=== Given information ===

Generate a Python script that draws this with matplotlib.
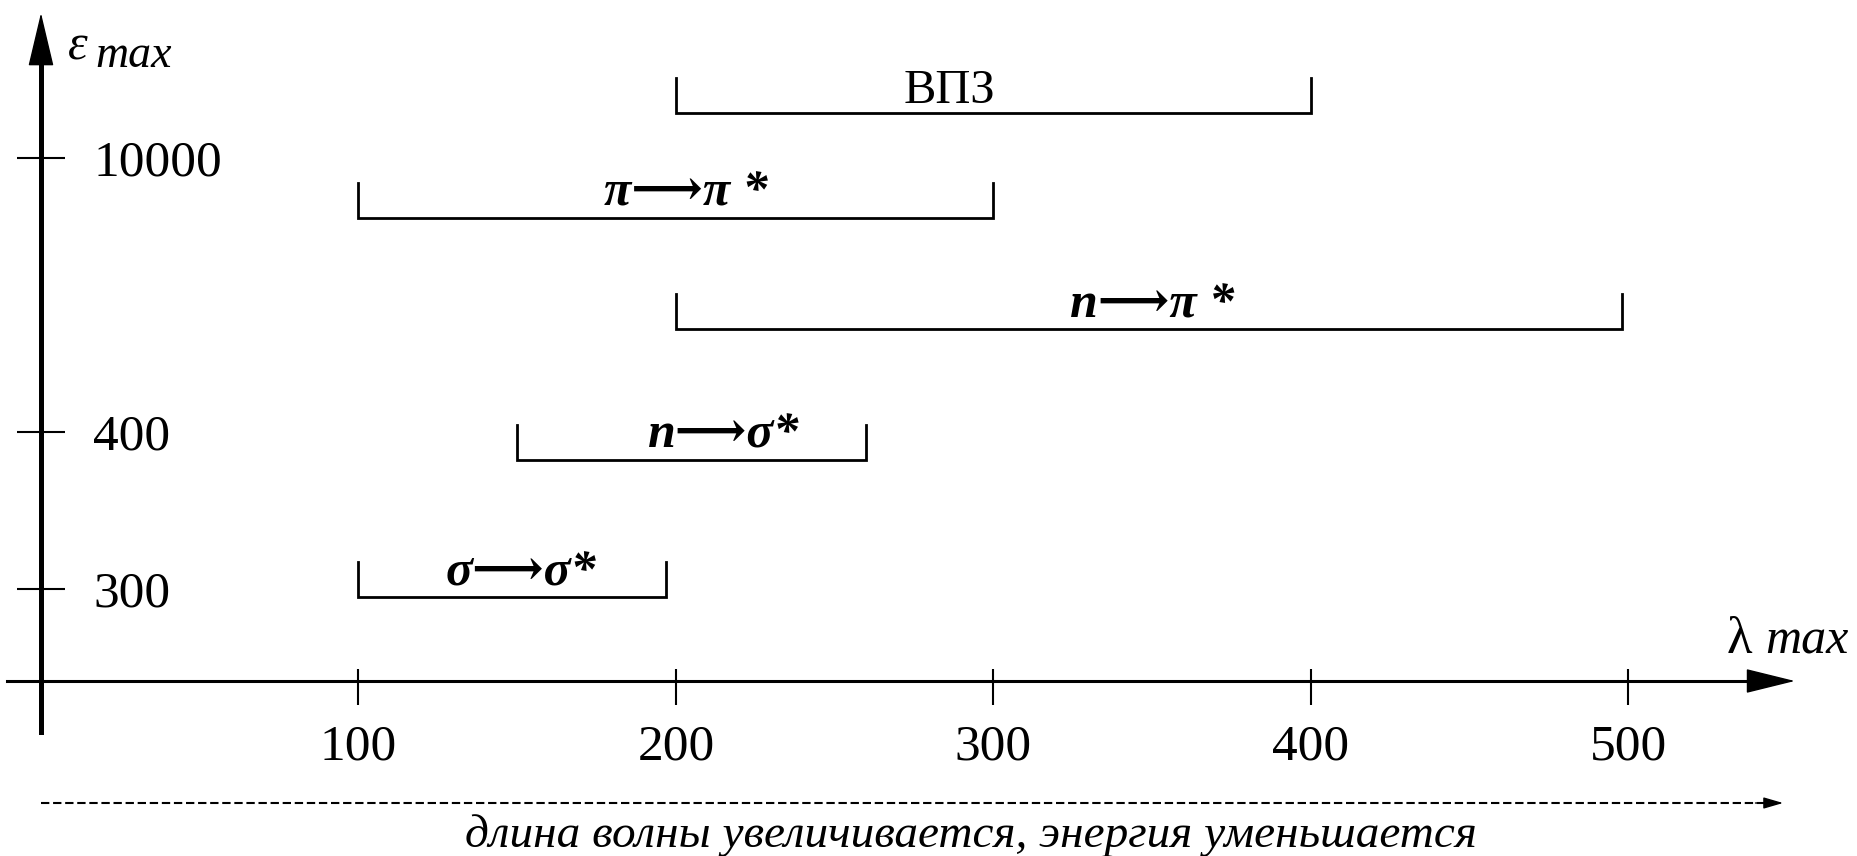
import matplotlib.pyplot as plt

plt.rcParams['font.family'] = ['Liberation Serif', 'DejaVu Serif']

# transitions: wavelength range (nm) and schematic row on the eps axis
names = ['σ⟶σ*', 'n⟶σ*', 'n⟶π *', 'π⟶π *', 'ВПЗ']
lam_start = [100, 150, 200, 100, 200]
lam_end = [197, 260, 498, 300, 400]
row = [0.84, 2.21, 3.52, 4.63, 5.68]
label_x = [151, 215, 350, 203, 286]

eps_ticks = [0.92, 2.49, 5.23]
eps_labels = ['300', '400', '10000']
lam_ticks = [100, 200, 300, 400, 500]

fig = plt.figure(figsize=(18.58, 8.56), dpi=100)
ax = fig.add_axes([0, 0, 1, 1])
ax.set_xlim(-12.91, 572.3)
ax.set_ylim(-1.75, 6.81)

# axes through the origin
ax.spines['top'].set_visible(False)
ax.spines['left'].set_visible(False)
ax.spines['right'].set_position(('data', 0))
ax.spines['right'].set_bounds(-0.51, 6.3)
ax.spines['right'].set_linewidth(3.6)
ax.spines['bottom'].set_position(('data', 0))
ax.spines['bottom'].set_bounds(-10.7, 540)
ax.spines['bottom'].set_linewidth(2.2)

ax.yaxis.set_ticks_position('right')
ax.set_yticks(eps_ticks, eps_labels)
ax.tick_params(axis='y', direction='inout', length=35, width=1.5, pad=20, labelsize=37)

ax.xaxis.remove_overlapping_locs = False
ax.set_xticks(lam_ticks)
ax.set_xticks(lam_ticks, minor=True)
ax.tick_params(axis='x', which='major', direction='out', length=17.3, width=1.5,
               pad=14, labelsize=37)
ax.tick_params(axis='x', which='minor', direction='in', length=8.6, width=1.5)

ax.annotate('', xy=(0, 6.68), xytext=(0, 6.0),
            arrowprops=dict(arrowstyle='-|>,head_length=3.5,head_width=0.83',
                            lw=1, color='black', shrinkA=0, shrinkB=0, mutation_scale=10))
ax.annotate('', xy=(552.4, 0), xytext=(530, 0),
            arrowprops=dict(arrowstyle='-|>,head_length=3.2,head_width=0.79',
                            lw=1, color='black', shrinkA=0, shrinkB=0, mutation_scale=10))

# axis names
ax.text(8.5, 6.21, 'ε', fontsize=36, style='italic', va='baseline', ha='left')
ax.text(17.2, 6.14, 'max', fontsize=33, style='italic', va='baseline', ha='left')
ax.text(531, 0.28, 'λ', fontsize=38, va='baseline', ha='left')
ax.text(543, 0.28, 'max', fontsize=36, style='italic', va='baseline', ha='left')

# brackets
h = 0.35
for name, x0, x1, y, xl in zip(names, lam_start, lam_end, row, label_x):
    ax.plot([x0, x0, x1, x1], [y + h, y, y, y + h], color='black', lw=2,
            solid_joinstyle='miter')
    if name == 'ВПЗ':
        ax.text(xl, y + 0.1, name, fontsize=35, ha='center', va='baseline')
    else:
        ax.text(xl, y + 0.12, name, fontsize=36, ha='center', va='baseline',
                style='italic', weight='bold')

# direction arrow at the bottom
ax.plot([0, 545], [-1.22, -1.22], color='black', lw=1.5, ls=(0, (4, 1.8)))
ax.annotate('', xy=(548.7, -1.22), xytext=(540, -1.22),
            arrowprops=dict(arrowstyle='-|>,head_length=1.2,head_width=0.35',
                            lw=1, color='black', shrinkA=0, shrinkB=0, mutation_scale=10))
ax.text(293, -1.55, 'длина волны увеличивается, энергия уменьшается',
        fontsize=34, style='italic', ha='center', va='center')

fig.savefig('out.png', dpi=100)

===

### Task instructions
Quote the material in full and exactly; do not carry over its pictures.

### Correct answer
Generate a Python script that draws this with matplotlib.
import matplotlib.pyplot as plt

plt.rcParams['font.family'] = ['Liberation Serif', 'DejaVu Serif']

# transitions: wavelength range (nm) and schematic row on the eps axis
names = ['σ⟶σ*', 'n⟶σ*', 'n⟶π *', 'π⟶π *', 'ВПЗ']
lam_start = [100, 150, 200, 100, 200]
lam_end = [197, 260, 498, 300, 400]
row = [0.84, 2.21, 3.52, 4.63, 5.68]
label_x = [151, 215, 350, 203, 286]

eps_ticks = [0.92, 2.49, 5.23]
eps_labels = ['300', '400', '10000']
lam_ticks = [100, 200, 300, 400, 500]

fig = plt.figure(figsize=(18.58, 8.56), dpi=100)
ax = fig.add_axes([0, 0, 1, 1])
ax.set_xlim(-12.91, 572.3)
ax.set_ylim(-1.75, 6.81)

# axes through the origin
ax.spines['top'].set_visible(False)
ax.spines['left'].set_visible(False)
ax.spines['right'].set_position(('data', 0))
ax.spines['right'].set_bounds(-0.51, 6.3)
ax.spines['right'].set_linewidth(3.6)
ax.spines['bottom'].set_position(('data', 0))
ax.spines['bottom'].set_bounds(-10.7, 540)
ax.spines['bottom'].set_linewidth(2.2)

ax.yaxis.set_ticks_position('right')
ax.set_yticks(eps_ticks, eps_labels)
ax.tick_params(axis='y', direction='inout', length=35, width=1.5, pad=20, labelsize=37)

ax.xaxis.remove_overlapping_locs = False
ax.set_xticks(lam_ticks)
ax.set_xticks(lam_ticks, minor=True)
ax.tick_params(axis='x', which='major', direction='out', length=17.3, width=1.5,
               pad=14, labelsize=37)
ax.tick_params(axis='x', which='minor', direction='in', length=8.6, width=1.5)

ax.annotate('', xy=(0, 6.68), xytext=(0, 6.0),
            arrowprops=dict(arrowstyle='-|>,head_length=3.5,head_width=0.83',
                            lw=1, color='black', shrinkA=0, shrinkB=0, mutation_scale=10))
ax.annotate('', xy=(552.4, 0), xytext=(530, 0),
            arrowprops=dict(arrowstyle='-|>,head_length=3.2,head_width=0.79',
                            lw=1, color='black', shrinkA=0, shrinkB=0, mutation_scale=10))

# axis names
ax.text(8.5, 6.21, 'ε', fontsize=36, style='italic', va='baseline', ha='left')
ax.text(17.2, 6.14, 'max', fontsize=33, style='italic', va='baseline', ha='left')
ax.text(531, 0.28, 'λ', fontsize=38, va='baseline', ha='left')
ax.text(543, 0.28, 'max', fontsize=36, style='italic', va='baseline', ha='left')

# brackets
h = 0.35
for name, x0, x1, y, xl in zip(names, lam_start, lam_end, row, label_x):
    ax.plot([x0, x0, x1, x1], [y + h, y, y, y + h], color='black', lw=2,
            solid_joinstyle='miter')
    if name == 'ВПЗ':
        ax.text(xl, y + 0.1, name, fontsize=35, ha='center', va='baseline')
    else:
        ax.text(xl, y + 0.12, name, fontsize=36, ha='center', va='baseline',
                style='italic', weight='bold')

# direction arrow at the bottom
ax.plot([0, 545], [-1.22, -1.22], color='black', lw=1.5, ls=(0, (4, 1.8)))
ax.annotate('', xy=(548.7, -1.22), xytext=(540, -1.22),
            arrowprops=dict(arrowstyle='-|>,head_length=1.2,head_width=0.35',
                            lw=1, color='black', shrinkA=0, shrinkB=0, mutation_scale=10))
ax.text(293, -1.55, 'длина волны увеличивается, энергия уменьшается',
        fontsize=34, style='italic', ha='center', va='center')

fig.savefig('out.png', dpi=100)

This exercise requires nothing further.